## Given data
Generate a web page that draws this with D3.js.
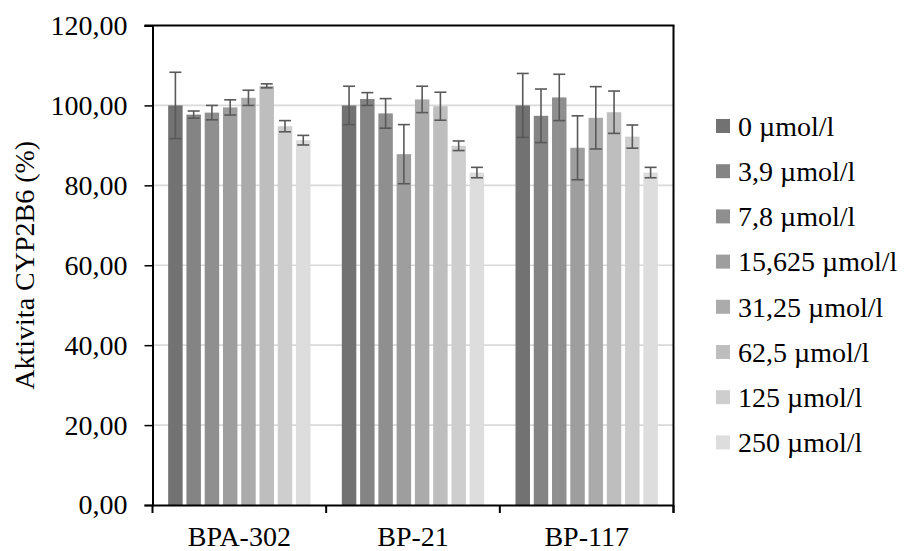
<!DOCTYPE html>
<html>
<head>
<meta charset="utf-8">
<script src="https://cdn.jsdelivr.net/npm/d3@7/dist/d3.min.js"></script>
<style>
  html, body { margin: 0; padding: 0; background: #fff; }
  svg { display: block; }
  text { font-family: "Liberation Serif", "Times New Roman", serif; fill: #000; }
</style>
</head>
<body>
<svg id="chart" width="908" height="551"></svg>
<script>
// ---- data ----
const groups = ["BPA-302", "BP-21", "BP-117"];
const seriesNames = ["0 µmol/l", "3,9 µmol/l", "7,8 µmol/l", "15,625 µmol/l", "31,25 µmol/l", "62,5 µmol/l", "125 µmol/l", "250 µmol/l"];
const seriesColors = ["#727272", "#848484", "#8f8f8f", "#9e9e9e", "#ababab", "#bebebe", "#cecece", "#dddddd"];
// values per group, one entry per series
const valuesBPA302 = [100.0, 97.7, 98.2, 99.5, 101.9, 104.9, 94.8, 91.3];
const errorsBPA302 = [8.3, 0.9, 1.8, 1.9, 1.9, 0.5, 1.4, 1.2];
const valuesBP21 = [100.0, 101.6, 98.0, 87.8, 101.5, 99.8, 89.9, 83.2];
const errorsBP21 = [4.8, 1.6, 3.7, 7.4, 3.3, 3.5, 1.2, 1.3];
const valuesBP117 = [100.0, 97.4, 102.0, 89.4, 96.9, 98.3, 92.2, 83.2];
const errorsBP117 = [8.0, 6.7, 5.8, 8.0, 7.8, 5.3, 2.9, 1.3];
const yTicks = [0, 20, 40, 60, 80, 100, 120];
const yTitle = "Aktivita CYP2B6 (%)";

const groupValues = [valuesBPA302, valuesBP21, valuesBP117];
const groupErrors = [errorsBPA302, errorsBP21, errorsBP117];

// ---- layout ----
const svg = d3.select("#chart");
const L = 152.5, R = 673.5, T = 25.5, B = 505;
const fontSize = 28;

const x0 = d3.scaleBand().domain(groups).range([L, R]).padding(0);
const x1 = d3.scaleBand().domain(d3.range(seriesNames.length))
  .range([0, x0.bandwidth()]).paddingInner(0.208).paddingOuter(0.858);
const y = d3.scaleLinear().domain([0, 120]).range([B, T]);

// gridlines
svg.append("g").selectAll("line").data(yTicks.filter(d => d > 0 && d < 120)).join("line")
  .attr("x1", L).attr("x2", R)
  .attr("y1", d => y(d)).attr("y2", d => y(d))
  .attr("stroke", "#d9d9d9").attr("stroke-width", 1.6);

// bars
const data = [];
groups.forEach((g, gi) => {
  seriesNames.forEach((s, si) => {
    data.push({g, si, v: groupValues[gi][si], e: groupErrors[gi][si]});
  });
});
svg.append("g").selectAll("rect").data(data).join("rect")
  .attr("x", d => x0(d.g) + x1(d.si))
  .attr("width", x1.bandwidth())
  .attr("y", d => y(d.v))
  .attr("height", d => y(0) - y(d.v))
  .attr("fill", d => seriesColors[d.si]);

// error bars
const eg = svg.append("g").attr("stroke", "#595959").attr("stroke-width", 1.6);
data.forEach(d => {
  const cx = x0(d.g) + x1(d.si) + x1.bandwidth() / 2;
  eg.append("line").attr("x1", cx).attr("x2", cx).attr("y1", y(d.v + d.e)).attr("y2", y(d.v - d.e));
  eg.append("line").attr("x1", cx - 6).attr("x2", cx + 6).attr("y1", y(d.v + d.e)).attr("y2", y(d.v + d.e));
  eg.append("line").attr("x1", cx - 6).attr("x2", cx + 6).attr("y1", y(d.v - d.e)).attr("y2", y(d.v - d.e));
});

// frame: top and right
svg.append("line").attr("x1", L - 8).attr("x2", R + 1).attr("y1", T).attr("y2", T)
  .attr("stroke", "#000").attr("stroke-width", 2);
svg.append("line").attr("x1", R).attr("x2", R).attr("y1", T).attr("y2", B + 8)
  .attr("stroke", "#000").attr("stroke-width", 2);

// y axis
const fmt = d => d3.format(".2f")(d).replace(".", ",");
const yAxis = svg.append("g").attr("transform", `translate(${L},0)`)
  .call(d3.axisLeft(y).tickValues(yTicks).tickFormat(fmt).tickSize(8).tickPadding(17));
yAxis.select(".domain").attr("stroke", "#000").attr("stroke-width", 2);
yAxis.selectAll(".tick line").attr("stroke", "#000").attr("stroke-width", 1.5);
yAxis.selectAll("text").attr("font-size", fontSize).attr("font-family", "Liberation Serif").attr("fill", "#000");

// x axis
const xAxis = svg.append("g").attr("transform", `translate(0,${B})`)
  .call(d3.axisBottom(x0).tickSize(0).tickPadding(21));
xAxis.select(".domain").attr("stroke", "#000").attr("stroke-width", 2);
xAxis.selectAll("text").attr("font-size", fontSize).attr("font-family", "Liberation Serif").attr("fill", "#000");
// boundary ticks
const bounds = [L, ...groups.map(g => x0(g) + x0.bandwidth())];
svg.append("g").selectAll("line").data(bounds).join("line")
  .attr("x1", d => d).attr("x2", d => d).attr("y1", B).attr("y2", B + 8)
  .attr("stroke", "#000").attr("stroke-width", 2);

// y title
svg.append("text")
  .attr("transform", `translate(34,${(T + B) / 2}) rotate(-90)`)
  .attr("text-anchor", "middle")
  .attr("font-size", fontSize)
  .text(yTitle);

// legend
const lg = svg.append("g").attr("transform", "translate(716,119)");
const rowH = 45.2;
seriesNames.forEach((s, i) => {
  const row = lg.append("g").attr("transform", `translate(0,${i * rowH})`);
  row.append("rect").attr("x", 0).attr("y", 0).attr("width", 14).attr("height", 14).attr("fill", seriesColors[i]);
  row.append("text").attr("x", 22).attr("y", 7).attr("dy", "0.35em").attr("font-size", fontSize).text(s);
});
</script>
</body>
</html>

## Task goal
Set every line down exactly as written, leaving each picture out.

## Answer to the task
Generate a web page that draws this with D3.js.
<!DOCTYPE html>
<html>
<head>
<meta charset="utf-8">
<script src="https://cdn.jsdelivr.net/npm/d3@7/dist/d3.min.js"></script>
<style>
  html, body { margin: 0; padding: 0; background: #fff; }
  svg { display: block; }
  text { font-family: "Liberation Serif", "Times New Roman", serif; fill: #000; }
</style>
</head>
<body>
<svg id="chart" width="908" height="551"></svg>
<script>
// ---- data ----
const groups = ["BPA-302", "BP-21", "BP-117"];
const seriesNames = ["0 µmol/l", "3,9 µmol/l", "7,8 µmol/l", "15,625 µmol/l", "31,25 µmol/l", "62,5 µmol/l", "125 µmol/l", "250 µmol/l"];
const seriesColors = ["#727272", "#848484", "#8f8f8f", "#9e9e9e", "#ababab", "#bebebe", "#cecece", "#dddddd"];
// values per group, one entry per series
const valuesBPA302 = [100.0, 97.7, 98.2, 99.5, 101.9, 104.9, 94.8, 91.3];
const errorsBPA302 = [8.3, 0.9, 1.8, 1.9, 1.9, 0.5, 1.4, 1.2];
const valuesBP21 = [100.0, 101.6, 98.0, 87.8, 101.5, 99.8, 89.9, 83.2];
const errorsBP21 = [4.8, 1.6, 3.7, 7.4, 3.3, 3.5, 1.2, 1.3];
const valuesBP117 = [100.0, 97.4, 102.0, 89.4, 96.9, 98.3, 92.2, 83.2];
const errorsBP117 = [8.0, 6.7, 5.8, 8.0, 7.8, 5.3, 2.9, 1.3];
const yTicks = [0, 20, 40, 60, 80, 100, 120];
const yTitle = "Aktivita CYP2B6 (%)";

const groupValues = [valuesBPA302, valuesBP21, valuesBP117];
const groupErrors = [errorsBPA302, errorsBP21, errorsBP117];

// ---- layout ----
const svg = d3.select("#chart");
const L = 152.5, R = 673.5, T = 25.5, B = 505;
const fontSize = 28;

const x0 = d3.scaleBand().domain(groups).range([L, R]).padding(0);
const x1 = d3.scaleBand().domain(d3.range(seriesNames.length))
  .range([0, x0.bandwidth()]).paddingInner(0.208).paddingOuter(0.858);
const y = d3.scaleLinear().domain([0, 120]).range([B, T]);

// gridlines
svg.append("g").selectAll("line").data(yTicks.filter(d => d > 0 && d < 120)).join("line")
  .attr("x1", L).attr("x2", R)
  .attr("y1", d => y(d)).attr("y2", d => y(d))
  .attr("stroke", "#d9d9d9").attr("stroke-width", 1.6);

// bars
const data = [];
groups.forEach((g, gi) => {
  seriesNames.forEach((s, si) => {
    data.push({g, si, v: groupValues[gi][si], e: groupErrors[gi][si]});
  });
});
svg.append("g").selectAll("rect").data(data).join("rect")
  .attr("x", d => x0(d.g) + x1(d.si))
  .attr("width", x1.bandwidth())
  .attr("y", d => y(d.v))
  .attr("height", d => y(0) - y(d.v))
  .attr("fill", d => seriesColors[d.si]);

// error bars
const eg = svg.append("g").attr("stroke", "#595959").attr("stroke-width", 1.6);
data.forEach(d => {
  const cx = x0(d.g) + x1(d.si) + x1.bandwidth() / 2;
  eg.append("line").attr("x1", cx).attr("x2", cx).attr("y1", y(d.v + d.e)).attr("y2", y(d.v - d.e));
  eg.append("line").attr("x1", cx - 6).attr("x2", cx + 6).attr("y1", y(d.v + d.e)).attr("y2", y(d.v + d.e));
  eg.append("line").attr("x1", cx - 6).attr("x2", cx + 6).attr("y1", y(d.v - d.e)).attr("y2", y(d.v - d.e));
});

// frame: top and right
svg.append("line").attr("x1", L - 8).attr("x2", R + 1).attr("y1", T).attr("y2", T)
  .attr("stroke", "#000").attr("stroke-width", 2);
svg.append("line").attr("x1", R).attr("x2", R).attr("y1", T).attr("y2", B + 8)
  .attr("stroke", "#000").attr("stroke-width", 2);

// y axis
const fmt = d => d3.format(".2f")(d).replace(".", ",");
const yAxis = svg.append("g").attr("transform", `translate(${L},0)`)
  .call(d3.axisLeft(y).tickValues(yTicks).tickFormat(fmt).tickSize(8).tickPadding(17));
yAxis.select(".domain").attr("stroke", "#000").attr("stroke-width", 2);
yAxis.selectAll(".tick line").attr("stroke", "#000").attr("stroke-width", 1.5);
yAxis.selectAll("text").attr("font-size", fontSize).attr("font-family", "Liberation Serif").attr("fill", "#000");

// x axis
const xAxis = svg.append("g").attr("transform", `translate(0,${B})`)
  .call(d3.axisBottom(x0).tickSize(0).tickPadding(21));
xAxis.select(".domain").attr("stroke", "#000").attr("stroke-width", 2);
xAxis.selectAll("text").attr("font-size", fontSize).attr("font-family", "Liberation Serif").attr("fill", "#000");
// boundary ticks
const bounds = [L, ...groups.map(g => x0(g) + x0.bandwidth())];
svg.append("g").selectAll("line").data(bounds).join("line")
  .attr("x1", d => d).attr("x2", d => d).attr("y1", B).attr("y2", B + 8)
  .attr("stroke", "#000").attr("stroke-width", 2);

// y title
svg.append("text")
  .attr("transform", `translate(34,${(T + B) / 2}) rotate(-90)`)
  .attr("text-anchor", "middle")
  .attr("font-size", fontSize)
  .text(yTitle);

// legend
const lg = svg.append("g").attr("transform", "translate(716,119)");
const rowH = 45.2;
seriesNames.forEach((s, i) => {
  const row = lg.append("g").attr("transform", `translate(0,${i * rowH})`);
  row.append("rect").attr("x", 0).attr("y", 0).attr("width", 14).attr("height", 14).attr("fill", seriesColors[i]);
  row.append("text").attr("x", 22).attr("y", 7).attr("dy", "0.35em").attr("font-size", fontSize).text(s);
});
</script>
</body>
</html>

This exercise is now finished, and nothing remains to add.